Joe Biden’s top domestic policy adviser, Susan Rice, owns a big stake in a company whose pipeline was just backed by the White House. It’s just an ordinary day in a world where the superrich control both the economy and the government.
Federal ethics regulators have ordered Joe Biden’s top domestic policy adviser, Susan Rice, to divest her multimillion-dollar holdings in a fossil fuel giant weeks after the Biden administration boosted the company’s controversial pipeline, according to government documents we obtained.
The pipeline decision — backing a Trump administration policy over the objections of environmental groups — came as the company’s stock price has skyrocketed. That has created a potential financial jackpot for Rice, who, as Domestic Policy Council chief, will now be able to delay capital gains taxes on any windfall made off her sale of thousands of shares of Enbridge.
In all, Rice has been instructed by the US Office of Government Ethics to divest stock worth nearly $32 million from more than three dozen companies and one index fund that she and her family own.
Among the holdings are approximately $2.7 million worth of shares of Enbridge, the Canadian oil and gas pipeline company constructing the controversial Line 3 pipeline through indigenous lands in Minnesota.
While the Biden administration recently revoked the permit for the Keystone XL pipeline project, Biden Justice Department officials last month backed the permit for the Line 3 pipeline in court, allowing the tar sands oil pipeline project to move forward amid the intensifying climate crisis. Enbridge shares are currently up about 13 percent since Biden took office, and earlier disclosures show Rice has previously raked in hundreds of thousands of dollars of dividend payments from the company.
Rice’s decision to retain stakes in Enbridge and other corporations with business before the government she helps lead has not only generated questions about conflicts of interest, it has also created a potentially lucrative tax shelter for herself and her family, thanks to a law allowing federal officials to defer capital gains levies when facing divestment orders from ethics regulators.
Past beneficiaries of this tax break have included former Treasury secretary Henry “Hank” Paulson, who sold $500 million in Goldman Sachs stock after joining the Bush administration, and former ExxonMobil CEO Rex Tillerson, who unloaded $54 million worth of company stock after becoming secretary of state in the Trump administration. Biden energy secretary Jen Granholm recently made $1.6 million when she divested from an electric vehicle company.
“There is no perfect way to handle divestitures, especially slow-motion ones involving substantial conflicts of interest,” said Jeff Hauser, director of the Revolving Door Project. “That’s why ethics policies focusing on divestitures and recusals and the like are less effective than simply choosing people without significant conflicts between their personal investments and the policy commitments of the president they serve.”
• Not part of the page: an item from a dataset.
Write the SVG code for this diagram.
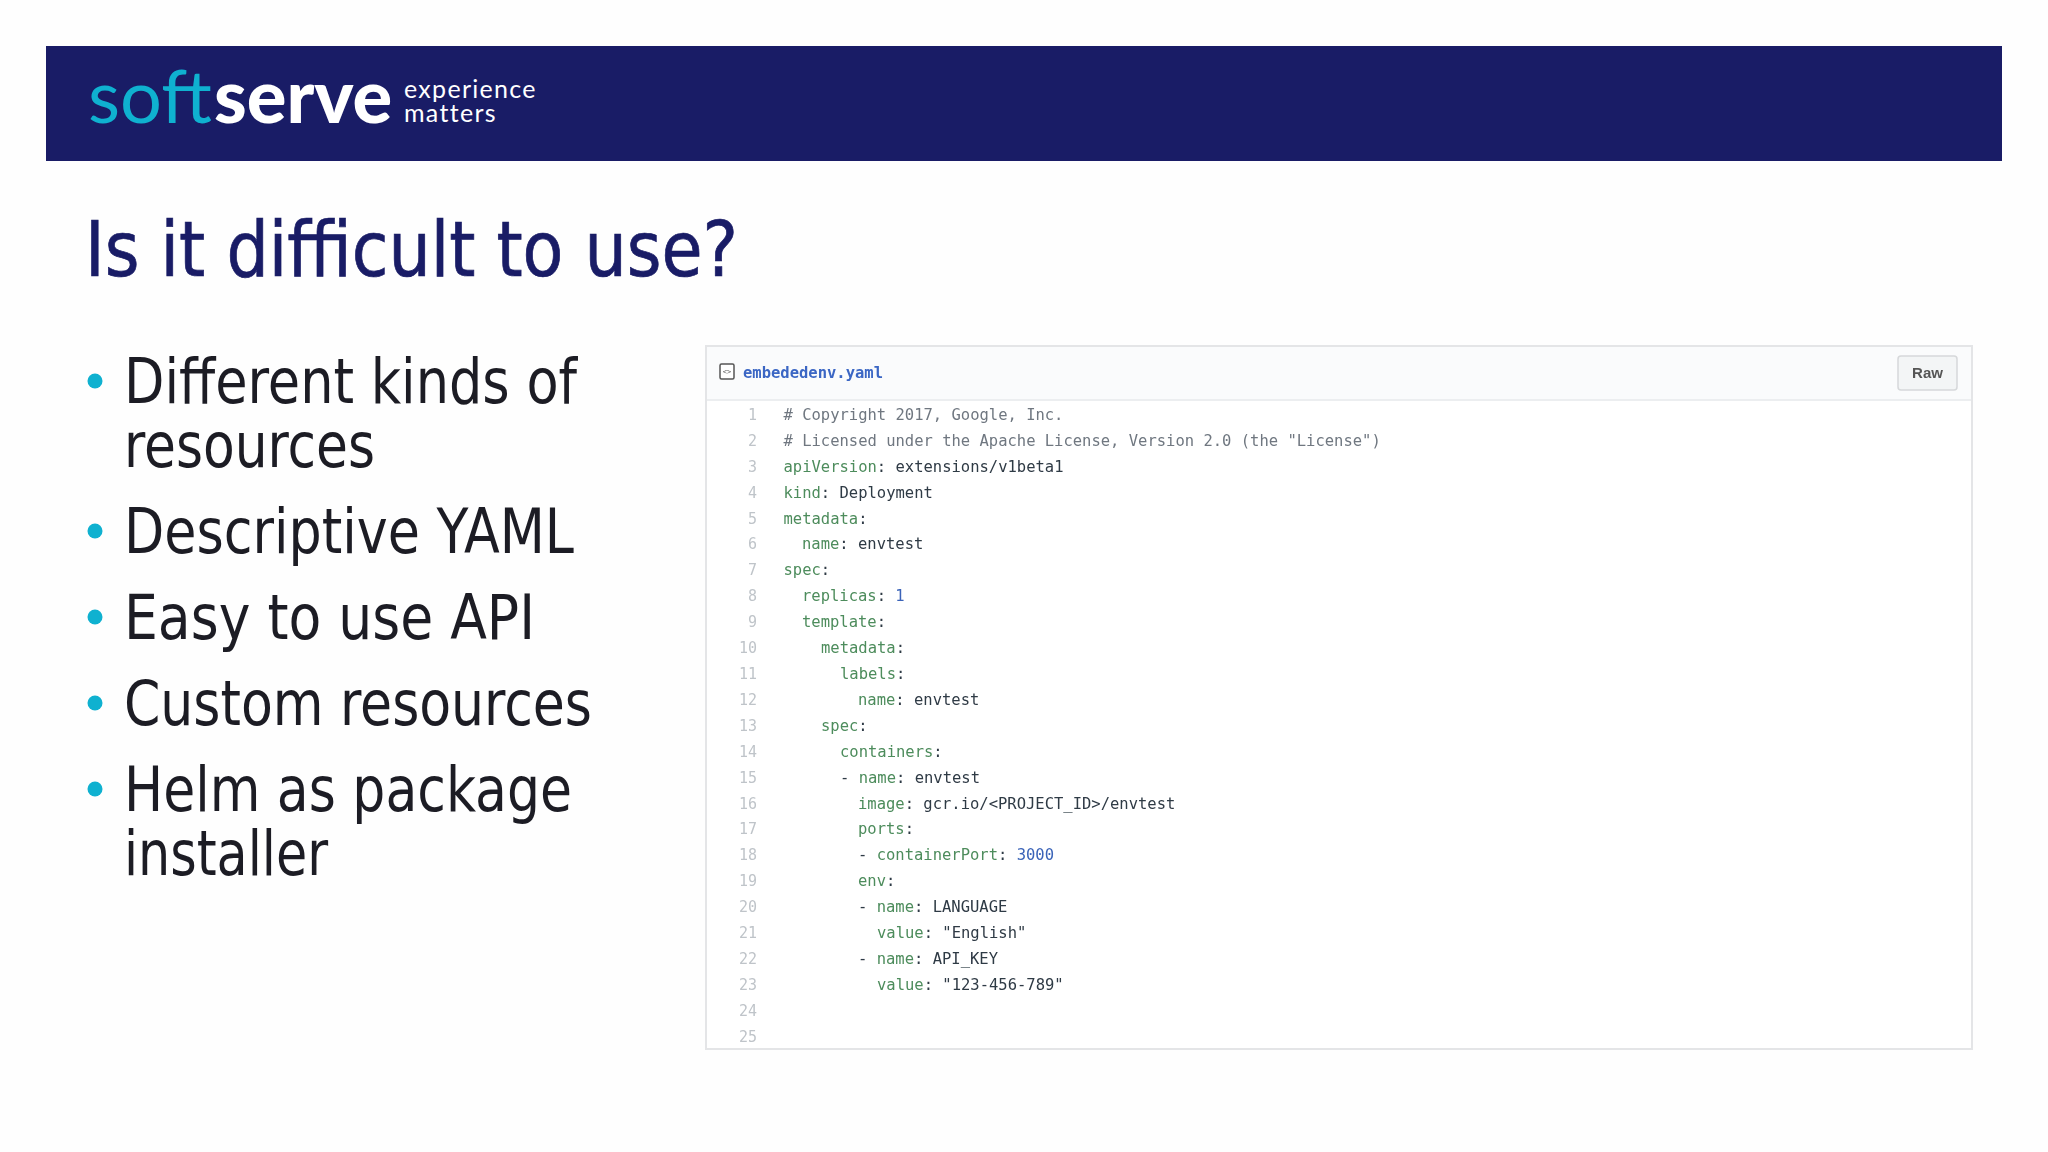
<svg xmlns="http://www.w3.org/2000/svg" width="2048" height="1152" viewBox="0 0 2048 1152">
<style>
.h{font-family:"DejaVu Sans Condensed","DejaVu Sans",sans-serif;fill:#191c66;font-size:76px;stroke:#191c66;stroke-width:.7px}
.b{font-family:"DejaVu Sans Condensed","DejaVu Sans",sans-serif;fill:#1c1c24;font-size:62px}
.c{font-family:"DejaVu Sans Mono","Liberation Mono",monospace;font-size:15.5px;fill:#2f3a45}
.n{font-family:"DejaVu Sans Mono","Liberation Mono",monospace;font-size:15px;fill:#bfc4c9;text-anchor:end}
.k{fill:#4d8c5c}.m{fill:#6f7780}.v{fill:#3a63b8}
.t{font-family:"Lato","Open Sans",sans-serif;fill:#fff;font-size:25px;letter-spacing:1.3px}
</style>
<defs><filter id="soft" x="-5%" y="-5%" width="110%" height="110%"><feGaussianBlur stdDeviation="0.45"/></filter></defs>
<rect width="2048" height="1152" fill="#fefefe"/>
<g id="banner">
<rect x="46" y="46" width="1956" height="115" fill="#191c66"/>
<text x="88" y="123" font-family="Lato,'Open Sans',sans-serif" font-size="74" fill="#0fb1d0" font-weight="400">soft</text>
<text x="214" y="123" font-family="Lato,'Open Sans',sans-serif" font-size="74" fill="#fff" font-weight="900">serve</text>
<text class="t" x="404" y="98">experience</text>
<text class="t" x="404" y="122">matters</text>
</g>
<text id="title" class="h" x="85" y="276" textLength="653" lengthAdjust="spacingAndGlyphs">Is it difficult to use?</text>
<g id="bullets">
<g fill="#0fb1d0"><circle cx="95" cy="381" r="7.5"/><circle cx="95" cy="531" r="7.5"/><circle cx="95" cy="617" r="7.5"/><circle cx="95" cy="703" r="7.5"/><circle cx="95" cy="789" r="7.5"/></g>
<text class="b" x="124" y="403" textLength="453" lengthAdjust="spacingAndGlyphs">Different kinds of</text>
<text class="b" x="124" y="467" textLength="251" lengthAdjust="spacingAndGlyphs">resources</text>
<text class="b" x="124" y="553" textLength="450" lengthAdjust="spacingAndGlyphs">Descriptive YAML</text>
<text class="b" x="124" y="639" textLength="411" lengthAdjust="spacingAndGlyphs">Easy to use API</text>
<text class="b" x="124" y="725" textLength="468" lengthAdjust="spacingAndGlyphs">Custom resources</text>
<text class="b" x="124" y="811" textLength="448" lengthAdjust="spacingAndGlyphs">Helm as package</text>
<text class="b" x="124" y="875" textLength="204" lengthAdjust="spacingAndGlyphs">installer</text>
</g>
<g id="code-panel" filter="url(#soft)">
<rect x="706" y="346" width="1266" height="703" fill="#fff" stroke="#e4e5e7" stroke-width="2"/>
<rect x="707" y="347" width="1264" height="53" fill="#fafbfc"/>
<line x1="707" y1="400" x2="1971" y2="400" stroke="#eceef0" stroke-width="2"/>
<rect x="720" y="364" width="14" height="15" rx="1.500" fill="#fff" stroke="#555" stroke-width="1.500"/>
<text x="727" y="374" font-family="'DejaVu Sans Mono',monospace" font-size="7" fill="#555" text-anchor="middle">&lt;&gt;</text>
<text x="743" y="378" font-family="'DejaVu Sans Mono',monospace" font-size="15.500" font-weight="700" fill="#3a66c4">embededenv.yaml</text>
<rect x="1898" y="356" width="59" height="34" rx="3" fill="#f3f5f6" stroke="#d6d8da" stroke-width="1.500"/>
<text x="1927.500" y="378" font-family="'Liberation Sans',sans-serif" font-size="15" font-weight="700" fill="#555" text-anchor="middle">Raw</text>
</g>
<g id="line-numbers" filter="url(#soft)">
<text class="n" x="757" y="420">1</text><text class="n" x="757" y="446">2</text><text class="n" x="757" y="472">3</text><text class="n" x="757" y="498">4</text><text class="n" x="757" y="524">5</text><text class="n" x="757" y="549">6</text><text class="n" x="757" y="575">7</text><text class="n" x="757" y="601">8</text><text class="n" x="757" y="627">9</text><text class="n" x="757" y="653">10</text><text class="n" x="757" y="679">11</text><text class="n" x="757" y="705">12</text><text class="n" x="757" y="731">13</text><text class="n" x="757" y="757">14</text><text class="n" x="757" y="783">15</text><text class="n" x="757" y="809">16</text><text class="n" x="757" y="834">17</text><text class="n" x="757" y="860">18</text><text class="n" x="757" y="886">19</text><text class="n" x="757" y="912">20</text><text class="n" x="757" y="938">21</text><text class="n" x="757" y="964">22</text><text class="n" x="757" y="990">23</text><text class="n" x="757" y="1016">24</text><text class="n" x="757" y="1042">25</text>
</g>
<g id="code" filter="url(#soft)">
<text class="c m" x="783.500" y="420"># Copyright 2017, Google, Inc.</text>
<text class="c m" x="783.500" y="446"># Licensed under the Apache License, Version 2.0 (the "License")</text>
<text class="c" x="783.500" y="472"><tspan class="k">apiVersion</tspan>: extensions/v1beta1</text>
<text class="c" x="783.500" y="498"><tspan class="k">kind</tspan>: Deployment</text>
<text class="c" x="783.500" y="524"><tspan class="k">metadata</tspan>:</text>
<text class="c" x="802" y="549"><tspan class="k">name</tspan>: envtest</text>
<text class="c" x="783.500" y="575"><tspan class="k">spec</tspan>:</text>
<text class="c" x="802" y="601"><tspan class="k">replicas</tspan>: <tspan class="v">1</tspan></text>
<text class="c" x="802" y="627"><tspan class="k">template</tspan>:</text>
<text class="c" x="821" y="653"><tspan class="k">metadata</tspan>:</text>
<text class="c" x="840" y="679"><tspan class="k">labels</tspan>:</text>
<text class="c" x="858" y="705"><tspan class="k">name</tspan>: envtest</text>
<text class="c" x="821" y="731"><tspan class="k">spec</tspan>:</text>
<text class="c" x="840" y="757"><tspan class="k">containers</tspan>:</text>
<text class="c" x="840" y="783">- <tspan class="k">name</tspan>: envtest</text>
<text class="c" x="858" y="809"><tspan class="k">image</tspan>: gcr.io/&lt;PROJECT_ID&gt;/envtest</text>
<text class="c" x="858" y="834"><tspan class="k">ports</tspan>:</text>
<text class="c" x="858" y="860">- <tspan class="k">containerPort</tspan>: <tspan class="v">3000</tspan></text>
<text class="c" x="858" y="886"><tspan class="k">env</tspan>:</text>
<text class="c" x="858" y="912">- <tspan class="k">name</tspan>: LANGUAGE</text>
<text class="c" x="877" y="938"><tspan class="k">value</tspan>: "English"</text>
<text class="c" x="858" y="964">- <tspan class="k">name</tspan>: API_KEY</text>
<text class="c" x="877" y="990"><tspan class="k">value</tspan>: "123-456-789"</text>
</g>
</svg>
The Office of Government Ethics is also ordering Rice and her family to sell off nearly $1.1 million worth of shares of Johnson & Johnson, the pharmaceutical giant and COVID-19 vaccine maker, housed in a family trust. In April, the Biden administration temporarily halted the use of Johnson & Johnson’s coronavirus vaccine after it was linked to a rare blood clotting disorder. On Monday, the US Food and Drug Administration warned that the Johnson & Johnson vaccine may slightly increase the risk of Guillain-Barré syndrome, a rare autoimmune disorder.